What is expected
Repeat the full listing below verbatim and keep the images out.

Data for this exercise
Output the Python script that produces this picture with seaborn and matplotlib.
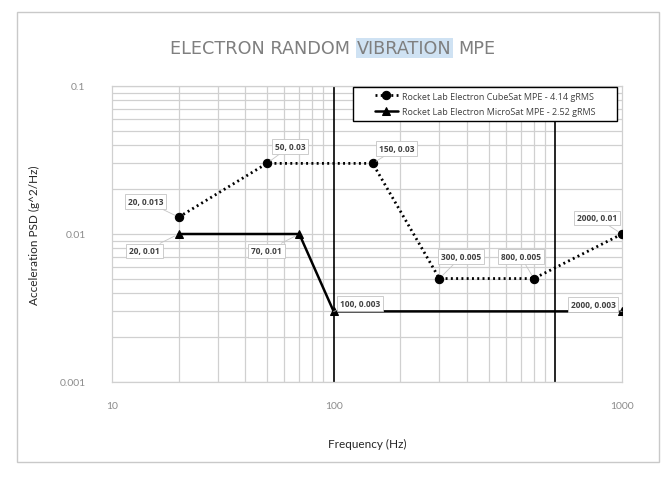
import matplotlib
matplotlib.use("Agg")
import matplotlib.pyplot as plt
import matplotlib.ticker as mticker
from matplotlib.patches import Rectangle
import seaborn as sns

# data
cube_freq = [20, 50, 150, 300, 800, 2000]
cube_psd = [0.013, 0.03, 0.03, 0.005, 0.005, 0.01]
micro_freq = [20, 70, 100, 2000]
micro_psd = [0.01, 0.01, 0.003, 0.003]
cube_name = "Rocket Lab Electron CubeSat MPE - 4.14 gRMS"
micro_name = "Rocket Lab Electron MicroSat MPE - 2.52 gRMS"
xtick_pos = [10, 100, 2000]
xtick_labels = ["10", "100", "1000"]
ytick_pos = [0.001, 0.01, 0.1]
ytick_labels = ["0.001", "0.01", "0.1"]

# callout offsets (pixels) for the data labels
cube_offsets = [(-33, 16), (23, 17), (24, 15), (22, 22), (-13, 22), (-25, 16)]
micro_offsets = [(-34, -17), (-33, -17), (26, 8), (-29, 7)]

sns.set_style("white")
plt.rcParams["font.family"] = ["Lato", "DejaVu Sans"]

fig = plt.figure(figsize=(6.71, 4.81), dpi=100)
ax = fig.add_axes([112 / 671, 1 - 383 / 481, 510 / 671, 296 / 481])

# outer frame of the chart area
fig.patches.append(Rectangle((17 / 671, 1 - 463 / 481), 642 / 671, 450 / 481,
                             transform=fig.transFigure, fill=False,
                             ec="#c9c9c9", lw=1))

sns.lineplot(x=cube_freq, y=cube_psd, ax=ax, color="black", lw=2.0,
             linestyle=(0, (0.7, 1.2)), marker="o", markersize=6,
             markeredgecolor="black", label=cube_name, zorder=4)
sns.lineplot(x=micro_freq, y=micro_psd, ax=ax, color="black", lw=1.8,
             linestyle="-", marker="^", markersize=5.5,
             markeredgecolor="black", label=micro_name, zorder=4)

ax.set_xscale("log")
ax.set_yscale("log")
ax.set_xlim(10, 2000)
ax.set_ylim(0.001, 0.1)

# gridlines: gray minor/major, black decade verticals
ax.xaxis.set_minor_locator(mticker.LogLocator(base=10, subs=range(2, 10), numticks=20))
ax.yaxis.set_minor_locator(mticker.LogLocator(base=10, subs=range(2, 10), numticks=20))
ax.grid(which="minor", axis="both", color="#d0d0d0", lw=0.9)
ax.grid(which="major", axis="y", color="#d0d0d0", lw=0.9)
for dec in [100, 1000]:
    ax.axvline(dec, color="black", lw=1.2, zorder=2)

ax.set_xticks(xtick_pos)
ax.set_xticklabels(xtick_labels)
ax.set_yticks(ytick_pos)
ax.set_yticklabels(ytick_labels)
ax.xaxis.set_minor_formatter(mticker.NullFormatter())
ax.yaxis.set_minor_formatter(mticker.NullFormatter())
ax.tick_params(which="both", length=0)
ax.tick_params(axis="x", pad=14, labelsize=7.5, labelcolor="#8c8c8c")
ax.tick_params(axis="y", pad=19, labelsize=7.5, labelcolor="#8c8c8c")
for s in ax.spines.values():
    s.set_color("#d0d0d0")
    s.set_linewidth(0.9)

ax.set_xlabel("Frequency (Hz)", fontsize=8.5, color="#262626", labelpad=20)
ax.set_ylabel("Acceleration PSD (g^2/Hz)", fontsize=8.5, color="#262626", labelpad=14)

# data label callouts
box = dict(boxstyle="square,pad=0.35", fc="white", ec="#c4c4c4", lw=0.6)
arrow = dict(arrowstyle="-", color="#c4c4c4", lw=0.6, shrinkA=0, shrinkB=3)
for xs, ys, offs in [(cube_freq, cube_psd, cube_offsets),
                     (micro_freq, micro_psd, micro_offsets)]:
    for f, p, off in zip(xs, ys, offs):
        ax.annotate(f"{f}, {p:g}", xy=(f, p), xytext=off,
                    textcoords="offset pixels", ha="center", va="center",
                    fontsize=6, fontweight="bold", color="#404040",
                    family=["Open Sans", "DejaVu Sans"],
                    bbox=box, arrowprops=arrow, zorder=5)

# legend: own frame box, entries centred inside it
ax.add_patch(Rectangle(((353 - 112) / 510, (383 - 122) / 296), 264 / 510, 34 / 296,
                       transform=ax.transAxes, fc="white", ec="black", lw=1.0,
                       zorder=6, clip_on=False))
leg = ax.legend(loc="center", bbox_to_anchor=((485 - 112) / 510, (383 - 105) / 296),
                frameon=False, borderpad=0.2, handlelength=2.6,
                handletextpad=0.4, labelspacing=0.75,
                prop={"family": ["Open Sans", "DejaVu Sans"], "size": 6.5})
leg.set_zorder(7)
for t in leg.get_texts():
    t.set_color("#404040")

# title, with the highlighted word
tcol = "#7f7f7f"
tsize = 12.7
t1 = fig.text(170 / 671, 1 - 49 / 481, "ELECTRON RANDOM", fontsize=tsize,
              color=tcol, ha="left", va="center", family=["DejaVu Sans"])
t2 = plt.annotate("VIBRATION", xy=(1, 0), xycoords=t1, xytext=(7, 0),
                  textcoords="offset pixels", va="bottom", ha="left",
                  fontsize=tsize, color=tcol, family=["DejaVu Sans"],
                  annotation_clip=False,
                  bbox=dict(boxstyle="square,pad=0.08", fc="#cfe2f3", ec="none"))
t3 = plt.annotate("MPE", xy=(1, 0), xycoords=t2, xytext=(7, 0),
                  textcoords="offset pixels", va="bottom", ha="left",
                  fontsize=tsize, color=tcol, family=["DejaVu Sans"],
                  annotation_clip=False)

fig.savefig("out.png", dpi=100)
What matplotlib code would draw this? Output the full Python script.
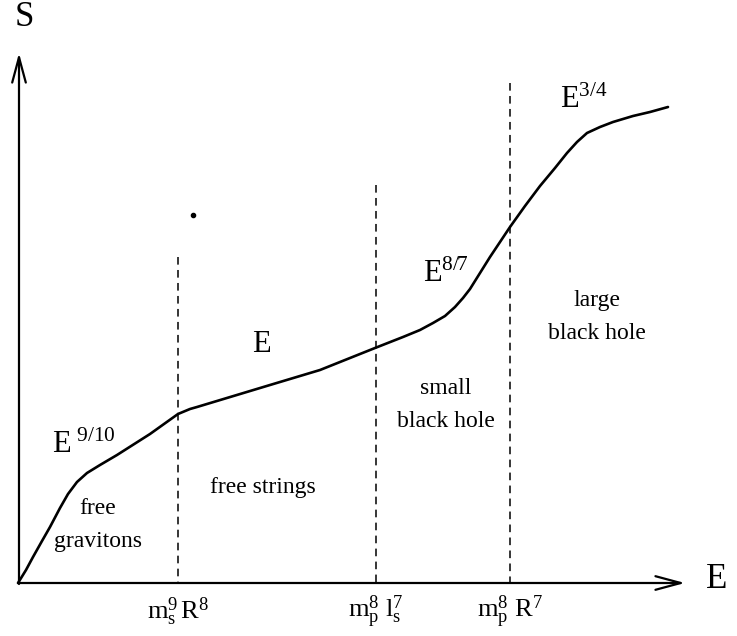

Full response
Output the Python script that produces this picture with seaborn and matplotlib.
import matplotlib
matplotlib.use("Agg")
import matplotlib.pyplot as plt
import matplotlib.ticker as mticker
from matplotlib.patches import Rectangle
import seaborn as sns

# data
cube_freq = [20, 50, 150, 300, 800, 2000]
cube_psd = [0.013, 0.03, 0.03, 0.005, 0.005, 0.01]
micro_freq = [20, 70, 100, 2000]
micro_psd = [0.01, 0.01, 0.003, 0.003]
cube_name = "Rocket Lab Electron CubeSat MPE - 4.14 gRMS"
micro_name = "Rocket Lab Electron MicroSat MPE - 2.52 gRMS"
xtick_pos = [10, 100, 2000]
xtick_labels = ["10", "100", "1000"]
ytick_pos = [0.001, 0.01, 0.1]
ytick_labels = ["0.001", "0.01", "0.1"]

# callout offsets (pixels) for the data labels
cube_offsets = [(-33, 16), (23, 17), (24, 15), (22, 22), (-13, 22), (-25, 16)]
micro_offsets = [(-34, -17), (-33, -17), (26, 8), (-29, 7)]

sns.set_style("white")
plt.rcParams["font.family"] = ["Lato", "DejaVu Sans"]

fig = plt.figure(figsize=(6.71, 4.81), dpi=100)
ax = fig.add_axes([112 / 671, 1 - 383 / 481, 510 / 671, 296 / 481])

# outer frame of the chart area
fig.patches.append(Rectangle((17 / 671, 1 - 463 / 481), 642 / 671, 450 / 481,
                             transform=fig.transFigure, fill=False,
                             ec="#c9c9c9", lw=1))

sns.lineplot(x=cube_freq, y=cube_psd, ax=ax, color="black", lw=2.0,
             linestyle=(0, (0.7, 1.2)), marker="o", markersize=6,
             markeredgecolor="black", label=cube_name, zorder=4)
sns.lineplot(x=micro_freq, y=micro_psd, ax=ax, color="black", lw=1.8,
             linestyle="-", marker="^", markersize=5.5,
             markeredgecolor="black", label=micro_name, zorder=4)

ax.set_xscale("log")
ax.set_yscale("log")
ax.set_xlim(10, 2000)
ax.set_ylim(0.001, 0.1)

# gridlines: gray minor/major, black decade verticals
ax.xaxis.set_minor_locator(mticker.LogLocator(base=10, subs=range(2, 10), numticks=20))
ax.yaxis.set_minor_locator(mticker.LogLocator(base=10, subs=range(2, 10), numticks=20))
ax.grid(which="minor", axis="both", color="#d0d0d0", lw=0.9)
ax.grid(which="major", axis="y", color="#d0d0d0", lw=0.9)
for dec in [100, 1000]:
    ax.axvline(dec, color="black", lw=1.2, zorder=2)

ax.set_xticks(xtick_pos)
ax.set_xticklabels(xtick_labels)
ax.set_yticks(ytick_pos)
ax.set_yticklabels(ytick_labels)
ax.xaxis.set_minor_formatter(mticker.NullFormatter())
ax.yaxis.set_minor_formatter(mticker.NullFormatter())
ax.tick_params(which="both", length=0)
ax.tick_params(axis="x", pad=14, labelsize=7.5, labelcolor="#8c8c8c")
ax.tick_params(axis="y", pad=19, labelsize=7.5, labelcolor="#8c8c8c")
for s in ax.spines.values():
    s.set_color("#d0d0d0")
    s.set_linewidth(0.9)

ax.set_xlabel("Frequency (Hz)", fontsize=8.5, color="#262626", labelpad=20)
ax.set_ylabel("Acceleration PSD (g^2/Hz)", fontsize=8.5, color="#262626", labelpad=14)

# data label callouts
box = dict(boxstyle="square,pad=0.35", fc="white", ec="#c4c4c4", lw=0.6)
arrow = dict(arrowstyle="-", color="#c4c4c4", lw=0.6, shrinkA=0, shrinkB=3)
for xs, ys, offs in [(cube_freq, cube_psd, cube_offsets),
                     (micro_freq, micro_psd, micro_offsets)]:
    for f, p, off in zip(xs, ys, offs):
        ax.annotate(f"{f}, {p:g}", xy=(f, p), xytext=off,
                    textcoords="offset pixels", ha="center", va="center",
                    fontsize=6, fontweight="bold", color="#404040",
                    family=["Open Sans", "DejaVu Sans"],
                    bbox=box, arrowprops=arrow, zorder=5)

# legend: own frame box, entries centred inside it
ax.add_patch(Rectangle(((353 - 112) / 510, (383 - 122) / 296), 264 / 510, 34 / 296,
                       transform=ax.transAxes, fc="white", ec="black", lw=1.0,
                       zorder=6, clip_on=False))
leg = ax.legend(loc="center", bbox_to_anchor=((485 - 112) / 510, (383 - 105) / 296),
                frameon=False, borderpad=0.2, handlelength=2.6,
                handletextpad=0.4, labelspacing=0.75,
                prop={"family": ["Open Sans", "DejaVu Sans"], "size": 6.5})
leg.set_zorder(7)
for t in leg.get_texts():
    t.set_color("#404040")

# title, with the highlighted word
tcol = "#7f7f7f"
tsize = 12.7
t1 = fig.text(170 / 671, 1 - 49 / 481, "ELECTRON RANDOM", fontsize=tsize,
              color=tcol, ha="left", va="center", family=["DejaVu Sans"])
t2 = plt.annotate("VIBRATION", xy=(1, 0), xycoords=t1, xytext=(7, 0),
                  textcoords="offset pixels", va="bottom", ha="left",
                  fontsize=tsize, color=tcol, family=["DejaVu Sans"],
                  annotation_clip=False,
                  bbox=dict(boxstyle="square,pad=0.08", fc="#cfe2f3", ec="none"))
t3 = plt.annotate("MPE", xy=(1, 0), xycoords=t2, xytext=(7, 0),
                  textcoords="offset pixels", va="bottom", ha="left",
                  fontsize=tsize, color=tcol, family=["DejaVu Sans"],
                  annotation_clip=False)

fig.savefig("out.png", dpi=100)
What matplotlib code would draw this? Output the full Python script.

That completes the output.